Additionally, many parents, former athletes, journalists, and attorneys have become self proclaimed “experts” in concussions.  Some do it for own self-promotion and fame, aka celebrity status, while for others it’s a new career choice.  Many disseminate information to the public stating they have “expertise.”  Lawyers teach not only concussion litigation but also teach brain anatomy.  Lawyers?   Really?    Other advocates proudly state that news outlets seek them for their “expertise” on medical, biomechanical, cognitive or behavioral changes or symptoms following concussions.  No matter the reasons, NO ONE, unless they have the proper training, education, AND state licensing should proclaim expertise in brain injury- which is what a concussion is. Perhaps if we referred to concussions more accurately as brain injuries, there would be less “experts.”  I don’t see the same happening for other ailments, illnesses, or diseases.  Different professionals also need to be aware of different areas of expertise and respect each other’s knowledge, since a multi disciplinary approach is best. However, I can’t help but sense the feeding frenzy people have to so that they are the “go-to” people in this matter.

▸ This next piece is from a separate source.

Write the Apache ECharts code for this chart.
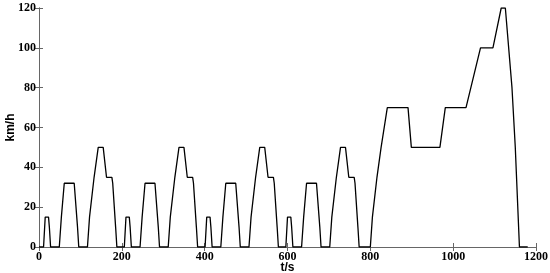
<!DOCTYPE html>
<html>
<head>
<meta charset="utf-8">
<script src="https://cdn.jsdelivr.net/npm/echarts@6/dist/echarts.min.js"></script>
<style>
  html, body { margin: 0; padding: 0; background: #fff; }
  #chart { width: 550px; height: 273px; }
</style>
</head>
<body>
<div id="chart"></div>
<script>
// time breakpoints (s) and speed (km/h)
const timeS = [
  0, 11, 15, 23, 25, 28, 49, 54, 56, 61, 85, 93, 96, 117, 122, 124, 133, 135, 143, 155, 163, 176, 178, 185, 188,
  195, 206, 210, 218, 220, 223, 244, 249, 251, 256, 280, 288, 291, 312, 317, 319, 328, 330, 338, 350, 358, 371, 373, 380, 383,
  390, 401, 405, 413, 415, 418, 439, 444, 446, 451, 475, 483, 486, 507, 512, 514, 523, 525, 533, 545, 553, 566, 568, 575, 578,
  585, 596, 600, 608, 610, 613, 634, 639, 641, 646, 670, 678, 681, 702, 707, 709, 718, 720, 728, 740, 748, 761, 763, 770, 773,
  780, 800, 805, 807, 816, 818, 826, 828, 841, 891, 899, 968, 981, 1031, 1066, 1096, 1116, 1126, 1142, 1150, 1160, 1180
];
const speedKmh = [
  0, 0, 15, 15, 10, 0, 0, 15, 15, 32, 32, 10, 0, 0, 15, 15, 35, 35, 50, 50, 35, 35, 32, 10, 0,
  0, 0, 15, 15, 10, 0, 0, 15, 15, 32, 32, 10, 0, 0, 15, 15, 35, 35, 50, 50, 35, 35, 32, 10, 0,
  0, 0, 15, 15, 10, 0, 0, 15, 15, 32, 32, 10, 0, 0, 15, 15, 35, 35, 50, 50, 35, 35, 32, 10, 0,
  0, 0, 15, 15, 10, 0, 0, 15, 15, 32, 32, 10, 0, 0, 15, 15, 35, 35, 50, 50, 35, 35, 32, 10, 0,
  0, 0, 15, 15, 35, 35, 50, 50, 70, 70, 50, 50, 70, 70, 100, 100, 120, 120, 80, 50, 0, 0
];
const xTicks = [0, 200, 400, 600, 800, 1000, 1200];
const yTicks = [0, 20, 40, 60, 80, 100, 120];

const chart = echarts.init(document.getElementById('chart'));

const frameColor = '#666';
const tickFont = {
  color: '#000',
  fontFamily: 'Liberation Serif',
  fontWeight: 'bold',
  fontSize: 12
};
const nameFont = { color: '#000', fontFamily: 'Liberation Sans', fontWeight: 'bold', fontSize: 12 };

const option = {
  animation: false,
  grid: { left: 39, right: 14, top: 8, bottom: 26, containLabel: false, outerBoundsMode: 'none' },
  xAxis: [
    {
      type: 'value',
      min: xTicks[0],
      max: xTicks[xTicks.length - 1],
      interval: 200,
      name: 't/s',
      nameLocation: 'middle',
      nameGap: 15,
      nameMoveOverlap: false,
      nameTextStyle: nameFont,
      axisLine: { show: true, lineStyle: { color: frameColor, width: 1 } },
      axisTick: { show: true, inside: true, length: 4, lineStyle: { color: frameColor } },
      axisLabel: Object.assign({ margin: 4, formatter: v => String(v) }, tickFont),
      splitLine: { show: false }
    },
    {
      type: 'value',
      position: 'top',
      min: 0, max: 1200, interval: 200,
      axisLine: { show: true, lineStyle: { color: frameColor, width: 1 } },
      axisTick: { show: true, inside: true, length: 4, lineStyle: { color: frameColor } },
      axisLabel: { show: false },
      splitLine: { show: false }
    }
  ],
  yAxis: [
    {
      type: 'value',
      min: yTicks[0],
      max: yTicks[yTicks.length - 1],
      interval: 20,
      name: 'km/h',
      nameLocation: 'middle',
      nameGap: 22,
      nameRotate: 90,
      nameMoveOverlap: false,
      nameTextStyle: nameFont,
      axisLine: { show: true, lineStyle: { color: frameColor, width: 1 } },
      axisTick: { show: true, inside: true, length: 4, lineStyle: { color: frameColor } },
      axisLabel: Object.assign({ margin: 3, formatter: v => String(v) }, tickFont),
      splitLine: { show: false }
    },
    {
      type: 'value',
      position: 'right',
      min: 0, max: 120, interval: 20,
      axisLine: { show: true, lineStyle: { color: frameColor, width: 1 } },
      axisTick: { show: true, inside: true, length: 4, lineStyle: { color: frameColor } },
      axisLabel: { show: false },
      splitLine: { show: false }
    }
  ],
  series: [
    {
      type: 'line',
      data: timeS.map((t, i) => [t, speedKmh[i]]),
      showSymbol: false,
      lineStyle: { color: '#000', width: 1.3 },
      clip: true
    }
  ]
};

chart.setOption(option);
</script>
</body>
</html>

I know it’s a stretch, but if I followed this example, then I could act like an expert in cardiology since I have certification in CPR.   Most would say that’s ludicrous, and I agree.  But this has to be the same approach to concussions.  A reporter may be an expert in writing or reporting about the subject; parent or advocate will have a expertise from their perspective, perhaps in dealing with academic issues for their child; a former athlete is an expert in reporting the symptoms and how life was altered; a lawyer is an expert from the legal end, etc.

We know more about concussions now than ever before, but the science continues to evolve, things continue to change rapidly, and for some reason there is an impatience by many to have all the information immediately. If not, many take to social media to question and/judge.  What we fail to realize is that our brains are so complex and different from person to person, that it’s quite impossible to have all the answers.  And one person cannot be giving the answers that are out there.   So we need to let the scientists study, the clinicians treat, the reporters write, the parents to remain vigilant, and athletes report the symptoms.  Each has their own experience, expertise and knowledge to bring to the discussion.  But the pursuit of fame and name recognition impacts many in this regard but they use the rationale that they are doing it for the greater good.

So as I look back and think about how the concussion and brain injury discussion has changed in 24 years, and I see how many “experts” there are, I can’t help but wonder, “Why in the heck did I spend all that time studying and obtaining a PhD?”  Since if seems as if nowadays everyone in the concussion world has one.